_Work to complete:_ Print, word for word, the opening line of the data below and every line after it through the line that contains "d3.scaleLinear().domain([-14.6, 14.6]).range([266, 622]);", but not the pictures.

_Data section:_
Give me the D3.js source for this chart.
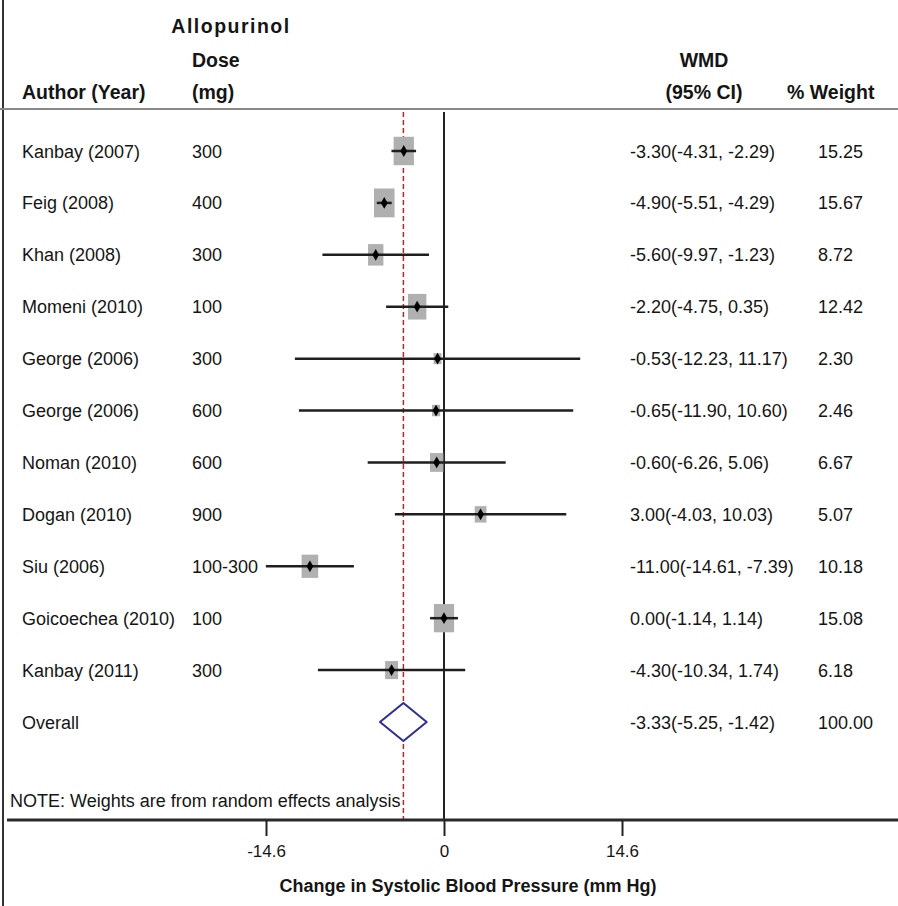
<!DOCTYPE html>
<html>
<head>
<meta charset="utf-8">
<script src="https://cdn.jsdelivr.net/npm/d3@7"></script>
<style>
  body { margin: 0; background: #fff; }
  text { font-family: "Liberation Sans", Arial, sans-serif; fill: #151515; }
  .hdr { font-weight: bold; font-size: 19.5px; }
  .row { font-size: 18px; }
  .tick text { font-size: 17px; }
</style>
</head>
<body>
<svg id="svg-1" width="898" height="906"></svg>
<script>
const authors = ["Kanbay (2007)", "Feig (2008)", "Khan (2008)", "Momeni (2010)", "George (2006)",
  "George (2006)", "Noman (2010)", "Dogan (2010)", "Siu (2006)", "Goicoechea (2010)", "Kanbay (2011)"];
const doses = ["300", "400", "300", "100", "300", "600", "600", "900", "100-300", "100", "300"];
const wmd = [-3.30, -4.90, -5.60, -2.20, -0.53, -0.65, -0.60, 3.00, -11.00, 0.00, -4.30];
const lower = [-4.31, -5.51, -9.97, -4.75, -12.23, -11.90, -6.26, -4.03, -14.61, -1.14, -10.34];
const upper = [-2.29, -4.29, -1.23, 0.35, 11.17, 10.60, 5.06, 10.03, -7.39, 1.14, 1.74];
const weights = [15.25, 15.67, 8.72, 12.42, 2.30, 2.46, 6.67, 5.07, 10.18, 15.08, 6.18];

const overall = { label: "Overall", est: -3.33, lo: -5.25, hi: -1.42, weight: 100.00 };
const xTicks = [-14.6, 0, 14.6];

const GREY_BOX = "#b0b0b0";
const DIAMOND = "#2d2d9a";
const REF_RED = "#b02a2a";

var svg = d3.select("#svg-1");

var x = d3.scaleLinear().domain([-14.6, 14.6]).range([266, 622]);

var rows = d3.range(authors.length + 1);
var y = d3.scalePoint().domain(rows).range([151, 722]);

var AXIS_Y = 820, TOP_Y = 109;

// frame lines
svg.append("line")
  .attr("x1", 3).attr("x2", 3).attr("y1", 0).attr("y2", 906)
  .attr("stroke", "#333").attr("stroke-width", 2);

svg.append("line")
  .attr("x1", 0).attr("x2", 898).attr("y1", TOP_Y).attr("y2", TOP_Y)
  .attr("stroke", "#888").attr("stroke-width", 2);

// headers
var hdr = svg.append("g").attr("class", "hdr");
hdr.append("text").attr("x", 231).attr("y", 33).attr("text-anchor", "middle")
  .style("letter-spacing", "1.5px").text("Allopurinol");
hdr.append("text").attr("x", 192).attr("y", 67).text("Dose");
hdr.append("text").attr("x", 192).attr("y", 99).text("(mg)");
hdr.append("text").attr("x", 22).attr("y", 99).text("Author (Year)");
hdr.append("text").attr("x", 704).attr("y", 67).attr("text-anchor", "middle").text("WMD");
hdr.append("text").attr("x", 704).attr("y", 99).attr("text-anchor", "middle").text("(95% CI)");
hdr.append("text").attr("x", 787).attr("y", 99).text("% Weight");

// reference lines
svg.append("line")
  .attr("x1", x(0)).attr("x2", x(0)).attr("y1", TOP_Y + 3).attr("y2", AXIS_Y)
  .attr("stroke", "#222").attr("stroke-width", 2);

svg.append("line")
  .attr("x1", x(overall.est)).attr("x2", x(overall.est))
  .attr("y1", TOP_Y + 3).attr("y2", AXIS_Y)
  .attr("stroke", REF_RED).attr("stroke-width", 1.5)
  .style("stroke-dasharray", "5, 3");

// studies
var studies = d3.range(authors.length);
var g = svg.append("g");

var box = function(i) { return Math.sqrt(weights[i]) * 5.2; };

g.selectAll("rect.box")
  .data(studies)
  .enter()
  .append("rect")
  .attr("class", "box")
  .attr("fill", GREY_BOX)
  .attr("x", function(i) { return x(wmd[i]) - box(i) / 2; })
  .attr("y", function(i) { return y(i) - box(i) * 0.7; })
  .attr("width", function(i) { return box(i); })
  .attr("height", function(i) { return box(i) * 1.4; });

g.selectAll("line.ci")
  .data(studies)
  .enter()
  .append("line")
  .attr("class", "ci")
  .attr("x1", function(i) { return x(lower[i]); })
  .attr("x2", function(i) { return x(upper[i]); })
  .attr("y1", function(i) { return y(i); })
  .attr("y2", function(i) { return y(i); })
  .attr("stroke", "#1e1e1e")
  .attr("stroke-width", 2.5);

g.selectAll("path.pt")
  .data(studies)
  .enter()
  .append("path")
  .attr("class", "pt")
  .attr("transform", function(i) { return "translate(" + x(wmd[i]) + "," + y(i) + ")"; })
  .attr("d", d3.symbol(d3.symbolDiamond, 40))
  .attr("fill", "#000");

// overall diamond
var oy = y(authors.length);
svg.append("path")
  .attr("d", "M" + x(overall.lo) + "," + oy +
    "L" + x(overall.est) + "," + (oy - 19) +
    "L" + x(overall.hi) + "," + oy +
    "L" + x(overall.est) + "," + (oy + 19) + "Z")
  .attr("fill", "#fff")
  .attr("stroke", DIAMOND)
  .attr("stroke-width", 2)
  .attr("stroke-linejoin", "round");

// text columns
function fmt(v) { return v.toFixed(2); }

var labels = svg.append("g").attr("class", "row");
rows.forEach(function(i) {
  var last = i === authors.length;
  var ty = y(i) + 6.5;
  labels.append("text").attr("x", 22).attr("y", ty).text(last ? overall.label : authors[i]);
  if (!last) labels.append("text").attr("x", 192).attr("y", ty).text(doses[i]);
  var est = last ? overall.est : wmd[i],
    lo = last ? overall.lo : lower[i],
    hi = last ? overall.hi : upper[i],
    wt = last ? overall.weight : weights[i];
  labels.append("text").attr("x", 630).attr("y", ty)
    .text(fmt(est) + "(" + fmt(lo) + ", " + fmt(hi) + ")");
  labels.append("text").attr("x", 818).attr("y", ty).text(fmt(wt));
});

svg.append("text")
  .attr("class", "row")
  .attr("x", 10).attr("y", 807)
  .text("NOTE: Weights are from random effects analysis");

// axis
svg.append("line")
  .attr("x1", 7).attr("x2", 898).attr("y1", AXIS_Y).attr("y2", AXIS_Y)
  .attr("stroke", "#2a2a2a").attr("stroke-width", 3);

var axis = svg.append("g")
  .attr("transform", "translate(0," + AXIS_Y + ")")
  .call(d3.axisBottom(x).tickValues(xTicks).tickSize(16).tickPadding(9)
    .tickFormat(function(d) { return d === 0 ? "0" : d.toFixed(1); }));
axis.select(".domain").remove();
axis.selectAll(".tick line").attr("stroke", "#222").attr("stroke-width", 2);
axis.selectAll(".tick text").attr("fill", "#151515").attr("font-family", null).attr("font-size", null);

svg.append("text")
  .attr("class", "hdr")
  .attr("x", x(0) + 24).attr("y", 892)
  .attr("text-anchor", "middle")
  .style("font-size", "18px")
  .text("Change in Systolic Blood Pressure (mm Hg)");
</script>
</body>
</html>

_Completed exercise:_
Give me the D3.js source for this chart.
<!DOCTYPE html>
<html>
<head>
<meta charset="utf-8">
<script src="https://cdn.jsdelivr.net/npm/d3@7"></script>
<style>
  body { margin: 0; background: #fff; }
  text { font-family: "Liberation Sans", Arial, sans-serif; fill: #151515; }
  .hdr { font-weight: bold; font-size: 19.5px; }
  .row { font-size: 18px; }
  .tick text { font-size: 17px; }
</style>
</head>
<body>
<svg id="svg-1" width="898" height="906"></svg>
<script>
const authors = ["Kanbay (2007)", "Feig (2008)", "Khan (2008)", "Momeni (2010)", "George (2006)",
  "George (2006)", "Noman (2010)", "Dogan (2010)", "Siu (2006)", "Goicoechea (2010)", "Kanbay (2011)"];
const doses = ["300", "400", "300", "100", "300", "600", "600", "900", "100-300", "100", "300"];
const wmd = [-3.30, -4.90, -5.60, -2.20, -0.53, -0.65, -0.60, 3.00, -11.00, 0.00, -4.30];
const lower = [-4.31, -5.51, -9.97, -4.75, -12.23, -11.90, -6.26, -4.03, -14.61, -1.14, -10.34];
const upper = [-2.29, -4.29, -1.23, 0.35, 11.17, 10.60, 5.06, 10.03, -7.39, 1.14, 1.74];
const weights = [15.25, 15.67, 8.72, 12.42, 2.30, 2.46, 6.67, 5.07, 10.18, 15.08, 6.18];

const overall = { label: "Overall", est: -3.33, lo: -5.25, hi: -1.42, weight: 100.00 };
const xTicks = [-14.6, 0, 14.6];

const GREY_BOX = "#b0b0b0";
const DIAMOND = "#2d2d9a";
const REF_RED = "#b02a2a";

var svg = d3.select("#svg-1");

var x = d3.scaleLinear().domain([-14.6, 14.6]).range([266, 622]);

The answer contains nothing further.